Lorna Duckworth Social Affairs Correspondent
Wednesday 27 June 2001 00:00 BST

Thirteen victims of abuse in North Wales children's homes were awarded damages ranging from £5,000 to £47,000 by a High Court judge yesterday.

The awards, totalling more than £300,000, were made to former residents of five children's homes run by Bryn Allen Community, a private company that went into voluntary liquidation in 1997. Mr Justice Connell said the money was to compensate the claimants for the physical and sexual abuse they suffered at the hands of staff between 1973 and 1991.

The company played no part in the proceedings and its insurers, the Royal and Sun Alliance, which was named as the second defendant, contested each claim.

An exemption clause in the insurance contract means that the insurers may now refuse to indemnify Bryn Allen, which could leave the victims facing another legal battle to secure their damages.

In yesterday's ruling, Judge Connell found that Bryn Allen homes had been negligent in the care of 13 out of 14 claimants.

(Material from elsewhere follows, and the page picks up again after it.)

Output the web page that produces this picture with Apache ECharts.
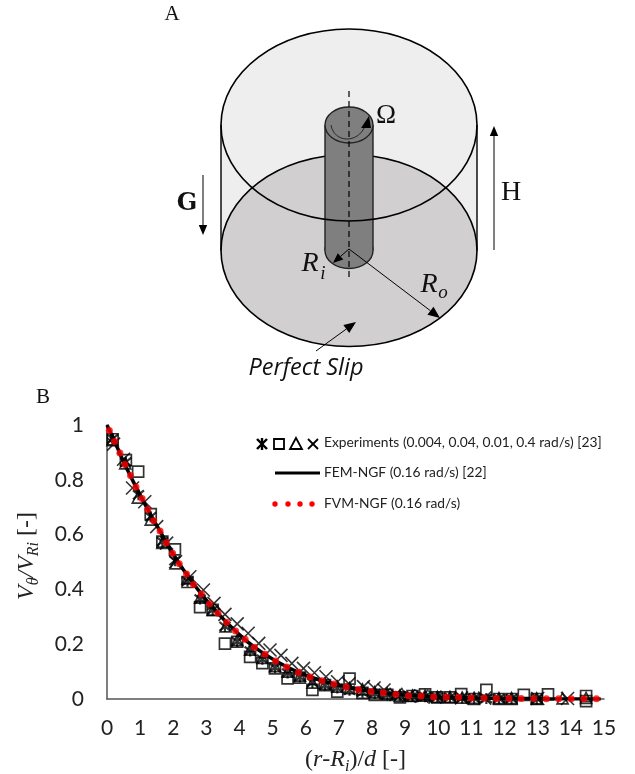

The judge said all 13 were "very needy children" who had been through a "traumatic series of damaging experiences" before they were taken into care. They were then "let down badly and their trust was betrayed" by the cruelty of the staff, he said.

The former managing director of the company, John Allen, was convicted in 1995 of six offences of indecent assault on residents and jailed for six years.

Judge Connell said: "Even if the care offered to them there had been all that it should have been, it is doubtful that any of them would have escaped significant difficulties in coping on a day-to-day basis with adult life."